Cecil went from being someone who appeared as a down-at-the-heels religious fanatic to someone I listened to. He told me about ice in the flangeways of a crossing on the Dow property and gave me quite a lecture about how to get on and off moving railroad equipment, watching my footing and plenty more. What also stuck with me was the fact that a huge corporate would bother with trying to avoid paying recurring medical costs for a man injured on their property in the line of duty.

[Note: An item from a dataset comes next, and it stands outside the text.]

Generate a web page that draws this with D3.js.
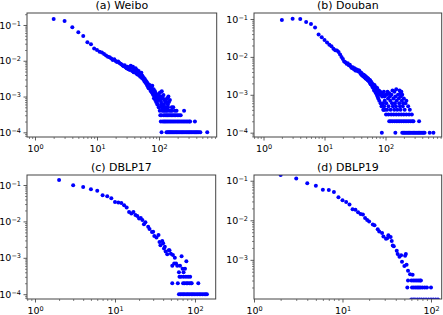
<!DOCTYPE html>
<html><head><meta charset="utf-8">
<script src="https://cdn.jsdelivr.net/npm/d3@7"></script>
<style>body{margin:0;background:#fff} svg{display:block} text{font-family:"DejaVu Sans",sans-serif;fill:#000}</style>
</head><body><svg id="c" width="443" height="315"></svg>
<script>
const titles = ["(a) Weibo", "(b) Douban", "(c) DBLP17", "(d) DBLP19"];
const xTickValues = [1, 10, 100];
const yTickValuesFull = [1e-4, 1e-3, 1e-2, 1e-1];
const yTickValuesD = [1e-3, 1e-2, 1e-1];

// (degree, probability) pairs
const weibo = [
[2,.147],[3,.13],[4,.086],[5,.063],[6,.049],[7,.033],[8,.029],[9,.022],
[10,.020],[11,.018],[12,.017],[13,.0155],[14,.014],[15,.013],[16,.0125],[17,.0115],[18,.0105],[19,.011],
[20,.0098],[21,.0092],[22,.0095],[23,.0086],[24,.0082],[25,.0078],[26,.0074],[27,.0070],[28,.0075],[29,.0066],
[30,.0062],[31,.0068],[32,.0058],[33,.0061],[34,.0055],[35,.0072],[36,.0065],[37,.0052],[38,.0068],[39,.0048],
[40,.0058],[41,.0050],[42,.0062],[43,.0044],[44,.0055],[45,.0041],[46,.0048],[47,.0052],[48,.0039],[49,.0045],
[50,.0036],[51,.0042],[52,.0046],[53,.0033],[54,.0038],[55,.0035],[56,.0030],[57,.0033],[58,.0027],[59,.0031],
[60,.0025],[61,.0028],[62,.0023],[63,.0026],[64,.0021],[65,.0024],[66,.0019],[67,.0022],[68,.0017],[69,.0020],
[70,.0018],[71,.0021],[72,.0016],[73,.0019],[74,.0014],[75,.0015],[76,.0017],[77,.0013],[78,.0020],[79,.0012],
[80,.0014],[81,.0011],[82,.0016],[83,.0009],[84,.0012],[85,.0010],[86,.0014],[87,.0008],[88,.0009],[89,.0012],
[90,.0007],[91,.0010],[92,.0011],[93,.0007],[94,.0006],[95,.0010],[96,.0006],[97,.0008],[98,.0009],[99,.0005],[100,.0012],
[104,.0013],[111,.0014],[118,.0011],
[102,.001],[113,.001],[142,.001],[104,.0009],[116,.0009],[135,.0009],
[106,.0008],[122,.0008],[128,.0008],[150,.0008],[108,.0007],[126,.0007],[133,.0007],[145,.0007],
[110,.0006],[114,.0006],[120,.0006],[139,.0006],
[101,.0005],[111,.0005],[117,.0005],[123,.0005],[129,.0005],[140,.0005],[161,.0005],[170,.0005],
[103,.0004],[112,.0004],[118,.0004],[124,.0004],[130,.0004],[136,.0004],[146,.0004],[155,.0004],[163,.0004],[180,.0004],[192,.0004],[254,.0004],
[105,.0003],[109,.0003],[119,.0003],[125,.0003],[131,.0003],[137,.0003],[144,.0003],[151,.0003],[158,.0003],[167,.0003],[176,.0003],[186,.0003],[197,.0003],[210,.0003],[224,.0003],
[107,.0002],[115,.0002],[121,.0002],[127,.0002],[134,.0002],[141,.0002],[149,.0002],[157,.0002],[166,.0002],[175,.0002],[185,.0002],[196,.0002],[207,.0002],[219,.0002],[232,.0002],[245,.0002],[259,.0002],[274,.0002],[290,.0002],[306,.0002],[318,.0002],[380,.0002],
[110,.0001],[132,.0001],[138,.0001],[143,.0001],[148,.0001],[153,.0001],[159,.0001],[165,.0001],[172,.0001],[179,.0001],[187,.0001],[194,.0001],[202,.0001],[211,.0001],[220,.0001],[230,.0001],[240,.0001],[251,.0001],[262,.0001],[274,.0001],[286,.0001],[299,.0001],[312,.0001],[326,.0001],[340,.0001],[355,.0001],[371,.0001],[388,.0001],[405,.0001],[423,.0001],[442,.0001],[465,.0001],[600,.0001]
];

const douban = [
[2,.094],[3,.102],[4,.100],[5,.083],[6,.074],[7,.060],[8,.039],[9,.033],[10,.028],[11,.024],[12,.021],[13,.019],[14,.0165],[15,.015],[16,.0148],[17,.0135],[18,.0115],[19,.0100],
[20,.0088],[21,.0075],[22,.0072],[23,.0066],[24,.0068],[25,.0060],[26,.0062],[27,.0055],[28,.0051],[29,.0053],[30,.0048],[31,.0050],[32,.0044],[33,.0047],[34,.0043],[35,.0045],[36,.0041],[37,.0044],[38,.0040],[39,.0036],
[40,.0038],[41,.0033],[42,.0035],[43,.0031],[44,.0034],[45,.0029],[46,.0032],[47,.0027],[48,.0030],[49,.0026],[50,.0028],[51,.0024],[52,.0027],[53,.0023],[54,.0025],[55,.0021],[56,.0024],[57,.0019],[58,.0022],[59,.0018],
[60,.0020],[61,.0016],[62,.0019],[63,.0015],[64,.0017],[65,.0013],[66,.0018],[67,.0014],[68,.0012],[69,.0016],[70,.0011],[71,.0013],[72,.0010],[73,.0015],[74,.0009],[75,.0012],[76,.0008],[77,.0011],[78,.0013],[79,.0007],
[80,.0010],[82,.0012],[83,.0006],[85,.0011],[86,.0005],[87,.0001],[88,.0009],[90,.0010],[91,.0006],[93,.0004],[94,.0012],[96,.0009],[98,.0004],[100,.0010],
[150,.0014],[130,.0013],[170,.0013],[108,.0012],[140,.0012],[182,.0012],[115,.0011],[175,.0011],
[105,.001],[125,.001],[160,.001],[188,.001],[118,.0009],[145,.0009],[178,.0009],
[110,.0008],[135,.0008],[165,.0008],[200,.0008],
[97,.0007],[120,.0007],[152,.0007],[185,.0007],[220,.0007],
[103,.0006],[128,.0006],[142,.0006],[168,.0006],[195,.0006],[212,.0006],
[95,.0005],[112,.0005],[132,.0005],[148,.0005],[172,.0005],[192,.0005],[235,.0005],
[92,.0004],[106,.0004],[121,.0004],[139,.0004],[156,.0004],[176,.0004],[206,.0004],[250,.0004],
[102,.0003],[112,.0003],[124,.0003],[136,.0003],[150,.0003],[165,.0003],[181,.0003],[199,.0003],[220,.0003],[243,.0003],[270,.0003],
[115,.0002],[122,.0002],[130,.0002],[140,.0002],[150,.0002],[160,.0002],[171,.0002],[183,.0002],[196,.0002],[209,.0002],[224,.0002],[240,.0002],[257,.0002],[274,.0002],[287,.0002],[355,.0002],
[145,.0001],[188,.0001],[197,.0001],[206,.0001],[216,.0001],[226,.0001],[237,.0001],[248,.0001],[260,.0001],[273,.0001],[286,.0001],[300,.0001],[315,.0001],[330,.0001],[346,.0001],[362,.0001],[380,.0001],[398,.0001],[417,.0001],[437,.0001],[530,.0001],[610,.0001]
];

const dblp17 = [
[2,.137],[3,.098],[4,.088],[5,.076],[6,.069],[7,.052],[8,.049],[9,.043],[10,.034],[11,.033],[12,.032],[13,.028],[14,.024],[15,.018],[16,.0166],[17,.018],[18,.015],[19,.014],
[20,.012],[21,.0125],[22,.011],[23,.0083],[24,.0095],[26,.0071],[27,.0062],[29,.0051],[30,.0052],[31,.0040],[33,.0036],[35,.0042],[36,.0027],[37,.0022],[39,.0029],
[40,.0025],[41,.0018],[42,.0020],[43,.0015],[45,.00125],[47,.0016],[48,.0016],[50,.0013],[52,.0006],[53,.0012],[55,.0007],[56,.0010],[58,.0007],[60,.0006],[63,.0004],[65,.0006],[68,.0011],[70,.0005],[72,.0004],[75,.0005],[78,.0008],
[64,.0003],[67,.0003],[72,.0003],[77,.0003],[82,.0003],[87,.0003],
[52,.0002],[61,.0002],[71,.0002],[74,.0002],[78,.0002],[81,.0002],[85,.0002],[89,.0002],[91,.0002],[110,.0002],
[63,.0001],[66,.0001],[69,.0001],[72,.0001],[75,.0001],[79,.0001],[82,.0001],[86,.0001],[90,.0001],[94,.0001],[98,.0001],[103,.0001],[108,.0001],[113,.0001],[118,.0001],[124,.0001],[130,.0001],[136,.0001],[141,.0001]
];

const dblp19 = [
[2,.14],[3,.114],[4,.086],[5,.075],[6,.059],[7,.058],[8,.052],[9,.038],[10,.032],[11,.029],[12,.025],[13,.019],[14,.0185],[15,.016],[16,.0145],[17,.014],[18,.0115],[19,.0102],
[20,.0093],[22,.0078],[23,.0075],[25,.0059],[26,.0052],[28,.0048],[29,.0039],[31,.0034],[32,.0035],[33,.0042],[35,.0038],[36,.0030],[37,.0023],[38,.0022],
[41,.0017],[42,.0014],[44,.0012],[46,.0013],[47,.00089],[50,.0007],[51,.00126],[52,.0014],[53,.00075],[55,.00053],[58,.00043],[62,.00042],
[55,.0003],[60,.0003],[63,.0003],[66,.0003],[69,.0003],[72,.0003],[75,.0003],[77,.0003],
[54,.0002],[61,.0002],[64,.0002],[67,.0002],[70,.0002],[73,.0002],[76,.0002],[80,.0002],[85,.0002],[90,.0002],[100,.0002],
[60,.0001],[63,.0001],[66,.0001],[70,.0001],[74,.0001],[78,.0001],[83,.0001],[88,.0001],[94,.0001],[100,.0001],[106,.0001],[113,.0001],[120,.0001]
];

const datasets = [weibo, douban, dblp17, dblp19];

const frames = [
  {l:27,  r:216.7, t:13,  b:137, xd:[-0.129, 2.931], yd:[-4.131, -0.665], yt:yTickValuesFull},
  {l:254, r:441.7, t:13,  b:137, xd:[-0.156, 2.921], yd:[-4.114, -0.842], yt:yTickValuesFull},
  {l:27,  r:215.7, t:175, b:299, xd:[-0.100, 2.259], yd:[-4.132, -0.725], yt:yTickValuesFull},
  {l:254, r:441.7, t:175, b:299, xd:[0, 2.121],      yd:[-3.99, -0.855],  yt:yTickValuesD}
];

const svg = d3.select("#c");

function minorTicks(dom) {
  const out = [];
  const lo = Math.floor(dom[0]), hi = Math.ceil(dom[1]);
  for (let k = lo; k <= hi; k++) for (let m = 2; m <= 9; m++) {
    const v = m * Math.pow(10, k);
    const lv = Math.log10(v);
    if (lv >= dom[0] && lv <= dom[1]) out.push(v);
  }
  return out;
}

function labelTicks(sel) {
  sel.selectAll(".tick text").each(function(d) {
    const t = d3.select(this);
    const e = Math.round(Math.log10(d));
    t.text(null);
    t.append("tspan").text("10");
    t.append("tspan").attr("font-size", "6.5px").attr("dy", "-0.45em")
      .text(String(e).replace("-", "\u2212"));
  });
}

frames.forEach((f, i) => {
  const w = f.r - f.l, h = f.b - f.t;
  const x = d3.scaleLog().domain(f.xd.map(v => Math.pow(10, v))).range([0, w]);
  const y = d3.scaleLog().domain(f.yd.map(v => Math.pow(10, v))).range([h, 0]);
  const g = svg.append("g").attr("transform", `translate(${f.l},${f.t})`);

  g.append("clipPath").attr("id", "clip" + i).append("rect").attr("width", w).attr("height", h);

  g.append("g").attr("clip-path", `url(#clip${i})`)
    .selectAll("circle").data(datasets[i]).join("circle")
    .attr("cx", d => x(d[0])).attr("cy", d => y(d[1])).attr("r", 2)
    .attr("fill", "#0000ff");

  const gxm = g.append("g").attr("transform", `translate(0,${h})`)
    .call(d3.axisBottom(x).tickValues(minorTicks(f.xd)).tickSize(2).tickFormat(""));
  const gx = g.append("g").attr("transform", `translate(0,${h})`)
    .call(d3.axisBottom(x).tickValues(xTickValues).tickSize(3.5).tickPadding(5));
  const gym = g.append("g")
    .call(d3.axisLeft(y).tickValues(minorTicks(f.yd)).tickSize(2).tickFormat(""));
  const gy = g.append("g")
    .call(d3.axisLeft(y).tickValues(f.yt).tickSize(3.5).tickPadding(2.5));

  [gxm, gx, gym, gy].forEach(a => {
    a.select(".domain").remove();
    a.selectAll(".tick line").attr("stroke", "#333").attr("stroke-width", 0.8);
  });
  [gxm, gym].forEach(a => a.selectAll(".tick line").attr("stroke-width", 0.6));
  [gx, gy].forEach(a => a.selectAll(".tick text").attr("font-size", "9.5px").attr("font-family", "DejaVu Sans").attr("fill", "#000"));
  labelTicks(gx);
  labelTicks(gy);

  g.append("rect").attr("width", w).attr("height", h)
    .attr("fill", "none").attr("stroke", "#444").attr("stroke-width", 1);

  g.append("text").attr("x", w / 2).attr("y", -4).attr("text-anchor", "middle")
    .attr("font-size", "11px").text(titles[i]);
});
</script></body></html>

I watched a youtube about the environmental issues surrounding both Tonawanda and Erie Coke works. As easy as it is for me to side with the coke works, I tend to side with the citizens who live nearby and have their health affected by the coke works. If a coke works is to remain in operation, it could be done with proper environmental controls. The health hazards from stack emissions and liquid seepage into the acquifers from coke works is a well settled thing. Running a coke works or any plant producing toxic wastes or having hazmat that might seep into the acquifers can be done responsibly, but the economics and regulatory oversight are unwieldly. The result is not unlike the robber barons of an earlier age. Run a plant that pollutes and affects the health of the surrounding population as long as possible; have attorneys handling violations and answering summonses and subpoenas and getting continuances and extensions; pay fines if they are "chump change" and consider them the "cost of doing business" rather than putting things to rights; when all extensions and delays are exhausted it is time to run the plant into the ground (and probably take some kind of depreciation or tax write-offs); then cut and run, hiding behind bankruptcy or some other corporate maneuvers. It's a predictable M.O. and what corporate thinking is the world over. Of course, the other side of the coin is to simply import coke from countries where there are minimal-if any- environmental regulations. I tend to be quite cynical about corporate thinking. Corporations will put on a good song-and-dance about wanting to "go green", being environmentally responsible, and all sorts of similar blather. When it comes to their bottom line, all the mission statements and slick website information about their wanting to be a good neighbor, save the planet and similar is just so much BS.
The cokeworks are small potatoes in this sort of game. I kind of doubt there was any significant demand for the coke anymore, so it was time for the management to cut and run.